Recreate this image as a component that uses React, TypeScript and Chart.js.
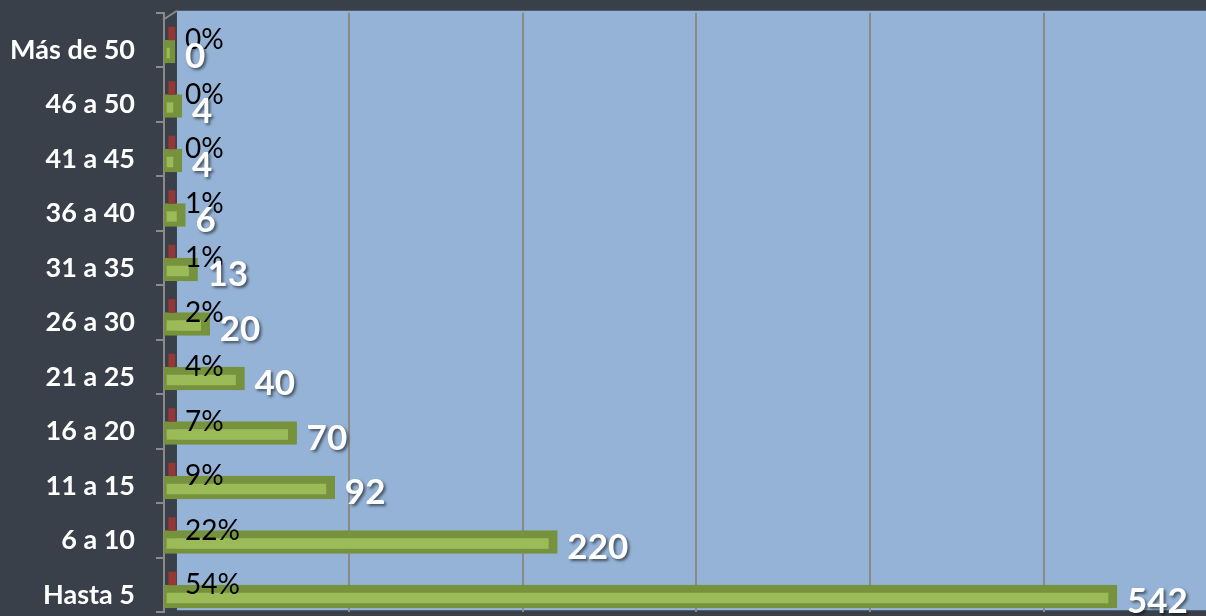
import React, { useEffect, useRef } from "react";
import { Chart, registerables } from "chart.js";

Chart.register(...registerables);

const categories = [
  "Más de 50",
  "46 a 50",
  "41 a 45",
  "36 a 40",
  "31 a 35",
  "26 a 30",
  "21 a 25",
  "16 a 20",
  "11 a 15",
  "6 a 10",
  "Hasta 5",
];
const counts = [0, 4, 4, 6, 13, 20, 40, 70, 92, 220, 542];
const percents = [0, 0, 0, 1, 1, 2, 4, 7, 9, 22, 54];
const gridValues = [100, 200, 300, 400, 500];

const BG = "#3a4049";
const WALL = "#95b3d7";
const GREEN_LIGHT = "#9bbb59";
const GREEN_DARK = "#76923c";
const RED = "#953735";
const GRID = "#8a8a8a";

const backgroundPlugin = {
  id: "bgWall",
  beforeDraw(chart: any) {
    const { ctx, width, height, chartArea, scales } = chart;
    const x = scales.x;
    ctx.save();
    ctx.fillStyle = BG;
    ctx.fillRect(0, 0, width, height);
    const wallLeft = x.getPixelForValue(0) + 2;
    const wallTop = chartArea.top - 2;
    const wallBottom = chartArea.bottom - 2;
    ctx.fillStyle = WALL;
    ctx.fillRect(wallLeft, wallTop, width - wallLeft, wallBottom - wallTop);
    ctx.strokeStyle = GRID;
    ctx.lineWidth = 2;
    ctx.beginPath();
    ctx.moveTo(chartArea.left - 1, wallTop + 9);
    ctx.lineTo(wallLeft, wallTop);
    ctx.stroke();
    ctx.restore();
  },
};

const labelPlugin = {
  id: "valueLabels",
  afterDatasetsDraw(chart: any) {
    const { ctx, scales } = chart;
    const meta = chart.getDatasetMeta(1);
    const zeroX = scales.x.getPixelForValue(0);
    ctx.save();
    meta.data.forEach((bar: any, i: number) => {
      const props = bar.getProps(["x", "y", "height"], true);
      const top = props.y - props.height / 2;
      ctx.shadowColor = "transparent";
      ctx.fillStyle = "#000000";
      ctx.font = "28px Lato";
      ctx.textAlign = "left";
      ctx.textBaseline = "alphabetic";
      ctx.fillText(percents[i] + "%", zeroX + 10, top + 9);
      ctx.shadowColor = "rgba(0,0,0,0.55)";
      ctx.shadowOffsetX = 2;
      ctx.shadowOffsetY = 2;
      ctx.shadowBlur = 3;
      ctx.fillStyle = "#ffffff";
      ctx.font = "bold 35px Lato";
      ctx.fillText(String(counts[i]), Math.max(props.x, zeroX) + 10, props.y + 16.5);
      ctx.shadowColor = "transparent";
      ctx.shadowOffsetX = 0;
      ctx.shadowOffsetY = 0;
      ctx.shadowBlur = 0;
    });
    ctx.restore();
  },
};

export default function App() {
  const canvasRef = useRef<HTMLCanvasElement | null>(null);

  useEffect(() => {
    if (!canvasRef.current) return;
    const chart = new Chart(canvasRef.current, {
      type: "bar",
      data: {
        labels: categories,
        datasets: [
          {
            label: "Porcentaje",
            data: percents.map((p) => p / 100),
            backgroundColor: RED,
            borderWidth: 0,
            barThickness: 13,
            base: -3.6,
          } as any,
          {
            label: "Cantidad",
            data: counts,
            backgroundColor: GREEN_LIGHT,
            borderColor: GREEN_DARK,
            borderWidth: { top: 8, bottom: 5, left: 3, right: 9 },
            borderSkipped: false,
            barThickness: 23,
            base: -6.3,
          } as any,
        ],
      },
      options: {
        indexAxis: "y",
        responsive: false,
        maintainAspectRatio: false,
        animation: false,
        devicePixelRatio: 1,
        layout: { padding: { top: 12.75, bottom: 3.75, left: 0, right: 0 } },
        plugins: {
          legend: { display: false },
          title: { display: false },
          tooltip: { enabled: false },
        },
        scales: {
          x: {
            type: "linear",
            min: -6.3,
            max: 593.2,
            afterBuildTicks: (scale: any) => {
              scale.ticks = gridValues.map((v) => ({ value: v }));
            },
            ticks: { display: false },
            grid: { color: GRID, lineWidth: 2, drawTicks: false },
            border: { display: false },
          },
          y: {
            type: "category",
            afterFit: (scale: any) => {
              scale.width = 164;
              scale.paddingTop = 0;
              scale.paddingBottom = 0;
            },
            ticks: {
              color: "#ffffff",
              font: { family: "Lato", size: 27, weight: "bold" },
              padding: 21,
              labelOffset: 10,
              autoSkip: false,
            },
            grid: {
              drawOnChartArea: false,
              color: GRID,
              lineWidth: 2,
              tickLength: 8,
            },
            border: { display: true, color: GRID, width: 2 },
          },
        },
      } as any,
      plugins: [backgroundPlugin, labelPlugin],
    });
    return () => chart.destroy();
  }, []);

  return (
    <div style={{ position: "absolute", left: 0, top: 0, width: 1206, height: 616, background: BG }}>
      <canvas ref={canvasRef} width={1206} height={616} style={{ display: "block" }} />
    </div>
  );
}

TO DO:
Make an exact copy of the data, leaving its pictures out.

WRITTEN SOLUTION:
Recreate this image as a component that uses React, TypeScript and Chart.js.
import React, { useEffect, useRef } from "react";
import { Chart, registerables } from "chart.js";

Chart.register(...registerables);

const categories = [
  "Más de 50",
  "46 a 50",
  "41 a 45",
  "36 a 40",
  "31 a 35",
  "26 a 30",
  "21 a 25",
  "16 a 20",
  "11 a 15",
  "6 a 10",
  "Hasta 5",
];
const counts = [0, 4, 4, 6, 13, 20, 40, 70, 92, 220, 542];
const percents = [0, 0, 0, 1, 1, 2, 4, 7, 9, 22, 54];
const gridValues = [100, 200, 300, 400, 500];

const BG = "#3a4049";
const WALL = "#95b3d7";
const GREEN_LIGHT = "#9bbb59";
const GREEN_DARK = "#76923c";
const RED = "#953735";
const GRID = "#8a8a8a";

const backgroundPlugin = {
  id: "bgWall",
  beforeDraw(chart: any) {
    const { ctx, width, height, chartArea, scales } = chart;
    const x = scales.x;
    ctx.save();
    ctx.fillStyle = BG;
    ctx.fillRect(0, 0, width, height);
    const wallLeft = x.getPixelForValue(0) + 2;
    const wallTop = chartArea.top - 2;
    const wallBottom = chartArea.bottom - 2;
    ctx.fillStyle = WALL;
    ctx.fillRect(wallLeft, wallTop, width - wallLeft, wallBottom - wallTop);
    ctx.strokeStyle = GRID;
    ctx.lineWidth = 2;
    ctx.beginPath();
    ctx.moveTo(chartArea.left - 1, wallTop + 9);
    ctx.lineTo(wallLeft, wallTop);
    ctx.stroke();
    ctx.restore();
  },
};

const labelPlugin = {
  id: "valueLabels",
  afterDatasetsDraw(chart: any) {
    const { ctx, scales } = chart;
    const meta = chart.getDatasetMeta(1);
    const zeroX = scales.x.getPixelForValue(0);
    ctx.save();
    meta.data.forEach((bar: any, i: number) => {
      const props = bar.getProps(["x", "y", "height"], true);
      const top = props.y - props.height / 2;
      ctx.shadowColor = "transparent";
      ctx.fillStyle = "#000000";
      ctx.font = "28px Lato";
      ctx.textAlign = "left";
      ctx.textBaseline = "alphabetic";
      ctx.fillText(percents[i] + "%", zeroX + 10, top + 9);
      ctx.shadowColor = "rgba(0,0,0,0.55)";
      ctx.shadowOffsetX = 2;
      ctx.shadowOffsetY = 2;
      ctx.shadowBlur = 3;
      ctx.fillStyle = "#ffffff";
      ctx.font = "bold 35px Lato";
      ctx.fillText(String(counts[i]), Math.max(props.x, zeroX) + 10, props.y + 16.5);
      ctx.shadowColor = "transparent";
      ctx.shadowOffsetX = 0;
      ctx.shadowOffsetY = 0;
      ctx.shadowBlur = 0;
    });
    ctx.restore();
  },
};

export default function App() {
  const canvasRef = useRef<HTMLCanvasElement | null>(null);

  useEffect(() => {
    if (!canvasRef.current) return;
    const chart = new Chart(canvasRef.current, {
      type: "bar",
      data: {
        labels: categories,
        datasets: [
          {
            label: "Porcentaje",
            data: percents.map((p) => p / 100),
            backgroundColor: RED,
            borderWidth: 0,
            barThickness: 13,
            base: -3.6,
          } as any,
          {
            label: "Cantidad",
            data: counts,
            backgroundColor: GREEN_LIGHT,
            borderColor: GREEN_DARK,
            borderWidth: { top: 8, bottom: 5, left: 3, right: 9 },
            borderSkipped: false,
            barThickness: 23,
            base: -6.3,
          } as any,
        ],
      },
      options: {
        indexAxis: "y",
        responsive: false,
        maintainAspectRatio: false,
        animation: false,
        devicePixelRatio: 1,
        layout: { padding: { top: 12.75, bottom: 3.75, left: 0, right: 0 } },
        plugins: {
          legend: { display: false },
          title: { display: false },
          tooltip: { enabled: false },
        },
        scales: {
          x: {
            type: "linear",
            min: -6.3,
            max: 593.2,
            afterBuildTicks: (scale: any) => {
              scale.ticks = gridValues.map((v) => ({ value: v }));
            },
            ticks: { display: false },
            grid: { color: GRID, lineWidth: 2, drawTicks: false },
            border: { display: false },
          },
          y: {
            type: "category",
            afterFit: (scale: any) => {
              scale.width = 164;
              scale.paddingTop = 0;
              scale.paddingBottom = 0;
            },
            ticks: {
              color: "#ffffff",
              font: { family: "Lato", size: 27, weight: "bold" },
              padding: 21,
              labelOffset: 10,
              autoSkip: false,
            },
            grid: {
              drawOnChartArea: false,
              color: GRID,
              lineWidth: 2,
              tickLength: 8,
            },
            border: { display: true, color: GRID, width: 2 },
          },
        },
      } as any,
      plugins: [backgroundPlugin, labelPlugin],
    });
    return () => chart.destroy();
  }, []);

  return (
    <div style={{ position: "absolute", left: 0, top: 0, width: 1206, height: 616, background: BG }}>
      <canvas ref={canvasRef} width={1206} height={616} style={{ display: "block" }} />
    </div>
  );
}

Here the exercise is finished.